Before I go further, it’s probably important to disclose that I was part of this process for the first issue of Carillon, which launched in 2014, then in my capacity as LitSoc President. It’s a metric fuckload of work to put these damn things out there, and any person who wades into the anxiety whirlpool that is student journals deserves an Order of Australia. After you beg, borrow and steal your way towards a decent submissions pool, you then have to correspond with authors who treat their work like their newborn children, and you as if you were threatening to smash said child’s face into asphalt. And then there’s the launch, and people actually hold the thing you spent hundreds of hours working on and flick through it.
Then they go home. You go home. The world moves on.
It goes without saying that no one really reads these things. I was published in ARNA last year and I read my story (to check for typesetting errors; there were a few), my friend’s pieces, and put the book on my shelf to sit for time in memoriam. All journals are only really available for purchase (or free pickup in the case of Hermes and Carillon) at their launch. We moved about 80 at Carillon last year, and I have a feeling that was because we tucked drink vouchers behind the front covers.

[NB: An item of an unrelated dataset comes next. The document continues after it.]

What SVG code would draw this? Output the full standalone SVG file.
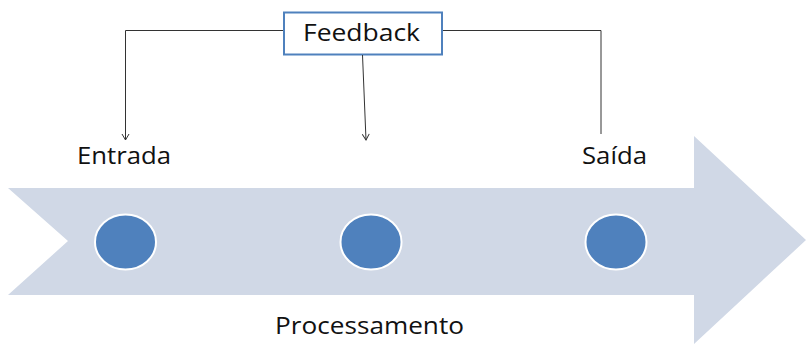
<svg xmlns="http://www.w3.org/2000/svg" width="806" height="344" viewBox="0 0 806 344">
<style>
.lbl{font-family:"Open Sans","Liberation Sans",sans-serif;font-size:23px;fill:#111}
.con{fill:none;stroke:#333;stroke-width:1}
.dot{fill:#4F81BD;stroke:#fff;stroke-width:2}
</style>
<defs>
<marker id="v" markerWidth="10" markerHeight="10" refX="8" refY="5" orient="auto" markerUnits="userSpaceOnUse" viewBox="0 0 10 10">
<path d="M2,1.5 L8,5 L2,8.5" fill="none" stroke="#333" stroke-width="1"/>
</marker>
</defs>
<rect width="806" height="344" fill="#fff"/>
<g id="processamento">
<polygon points="8,188 694,188 694,136 806,240 694,344 694,295 8,295 68,241" fill="#D0D8E6"/>
<ellipse class="dot" cx="125.5" cy="242" rx="30.5" ry="27.5"/>
<ellipse class="dot" cx="371" cy="242" rx="30.5" ry="27.5"/>
<ellipse class="dot" cx="616" cy="242" rx="30.5" ry="27.5"/>
<text class="lbl" x="275" y="334" textLength="189" lengthAdjust="spacingAndGlyphs">Processamento</text>
</g>
<g id="entrada">
<text class="lbl" x="77" y="164" textLength="94" lengthAdjust="spacingAndGlyphs">Entrada</text>
</g>
<g id="saida">
<text class="lbl" x="582" y="164" textLength="65" lengthAdjust="spacingAndGlyphs">Saída</text>
</g>
<g id="feedback">
<rect x="284" y="12.5" width="158" height="42" fill="#fff" stroke="#4F81BD" stroke-width="2"/>
<text class="lbl" x="303" y="41" textLength="117" lengthAdjust="spacingAndGlyphs">Feedback</text>
</g>
<g id="connectors">
<path class="con" d="M283,30.5 H125.5 V140" marker-end="url(#v)"/>
<path class="con" d="M362.5,55 L366,140" marker-end="url(#v)"/>
<path class="con" d="M443,30.5 H601 V134"/>
</g>
</svg>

On reflection, it can seem like a futile exercise. Writers and editors take a keepsake and a credit for their résumés. The core issue is readership and engagement, and there’s no easy solution to this. There are only so many things editors can do to promote their launches, and there’s only so much impact one single issue can have on the academe. It’s a brute fact that those hundreds of hours might, if the planets align, give just one or two writers the edge they need to get themselves published in Overland or Southerly and actually be read by people who give half a dam.
These are the people at the receiving end of the widespread apathy. Being a writer is hard, and mostly pointless. Publication is an incredible rush, mostly owing to the recognition that someone somewhere thinks you’ve produced something that other people might enjoy looking at. In the process of editing Carillon I came across any number of works that reached for a goal other than a formulaic appropriation of what the author felt would be published in a literary journal. We can sit back and complain about the lack of brave experimentation in the USyd writing community, but no one will want to be brave if we continue to ignore the bleeding edge, even if it is still just learning how to bleed. Journals will produce more and more uninspired, forgettable work for a limited audience unless we do something.
When the Verge Festival rolls around this year, whether you are published or not, or know someone who is published, go to at least one of the launches. There’s always free booze, good literature, and excellent company.
Or just go to pick up an editor, no judgment here.